Wer kennt die Situation nicht: Ein junger Mann wippt nervös hin und her. Vor ihm steht ein älterer Herr, versucht, mit dem Kassierer zu plaudern und klaubt gleichzeitig umständlich das Münz aus seinem Portemonnaie. Der junge Mann schnaubt hörbar, als dem älteren Herrn auch noch ein paar Münzen auf den Boden fallen.
An zwei speziellen Kassen der Migros im Basler Gundeli-Quartier und einer Apotheke in schicken Gellertviertel soll es solche Situationen nicht mehr geben. An den speziell eingerichteten «Plauderkassen» sollen Jung und Alt verweilen dürfen. Wer hier ansteht, darf also nicht gestresst sein.
Nicht nur ältere Menschen sind einsam, sondern auch jüngere.
Eingerichtet haben die Apotheke und die Migros die beiden Kassen auf Anregung des Vereins «Gsünder Basel». Geschäftsleiterin Stefanie Näf: « Studien zeigen, dass rund ein Drittel der Bevölkerung in der Schweiz einsam ist. Das sind nicht immer Betagte, sondern durchaus auch junge Menschen.» Und genau an diese Leute richtet sich das neue Angebot.
Gestartet ist das vorderhand auf sechs Monate angelegte Projekt am Montag in der Gellert-Apotheke. Am Dienstag war die Migros dran. Eine ältere Dame findet das Projekt sehr sinnvoll. «Manchmal finde ich niemanden zum Plaudern, obwohl ich das sehr gerne mache», erklärt sie vielsagend. Sie werde sicher hin und wieder an die spezielle Kasse zurückkehren.
Eine andere ältere Dame meint, sie habe halt keine Bezahlkarte. Daher daure es bei ihr länger, bis sie das Münz parat habe. Wenn dann einer hinter ihr stehe, der hörbar schnaufe, kaum habe sie das Portemonnaie hervorgeholt, mache sie das nur noch nervöser. «Ich begrüsse dieses Angebot daher», sagt sie. Und ein älterer Herr erzählt prompt, wie ihm ein paar Tage zuvor eine schwangere Katze zugelaufen sei, die er bestimmt vor dem sicheren Hungertod bewahrt habe.
Manchmal tragen wir den Leuten ihre Einkäufe bis nach Hause.
Die Idee für die Plauderkassen stammt aus Holland.
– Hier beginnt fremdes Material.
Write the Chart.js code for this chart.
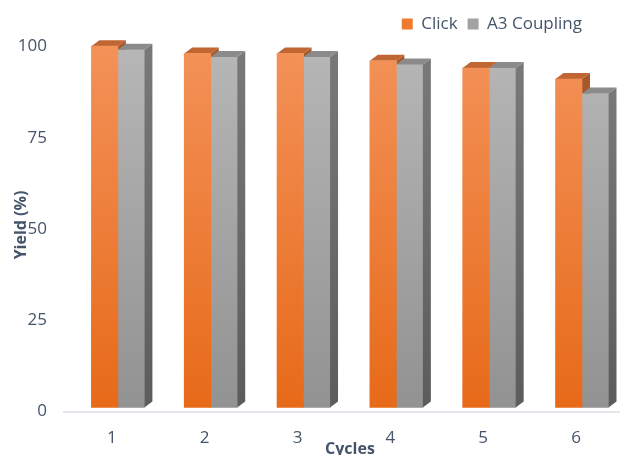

Dort gibt es schon etliche dieser Kassen in einer Supermarktkette. Bei der Migros in Basel werden jene Mitarbeitenden eingesetzt, die häufig schon seit vielen Jahren in einer Filiale beschäftigt sind und die Leute mit ihren Geschichten bereits kennen. «Damit holen wir die Leute dort ab, wo sie sind», sagt Näf von Gsünder Basel.
Mitarbeitende ihrer Organisation stehen neben den Kassen und bieten sich an, mit der Kundschaft weiter zu plaudern. «Manchmal tragen wir den Leuten ihre Einkäufe auch bis nach Hause», sagt Näf weiter.
Feste Plauderkassen geplant
Ziel sei, den Leuten für ein paar Minuten Gesellschaft zu leisten. Und wenn es sich ergebe, könne man eine Person auch mit einer andern Organisation vernetzen. Es gehe nicht nur darum, sozial auffällige Menschen aufzuspüren. «Es kann auch sein, dass wir für eine schachinteressierte Person einen geeigneten Club finden.»
Vorderhand gibt es erst zwei dieser Plauderkassen. Das Pilotprojekt ist auf sechs Monate ausgelegt. Falls das Angebot auf reges Interesse stösst, soll es fest eingerichtet werden, und die Zahl der Kassen ausgeweitet werden. Finanziert wird die Pilotphase von der CMS-Stiftung und dem Basler Gesundheitsdepartement.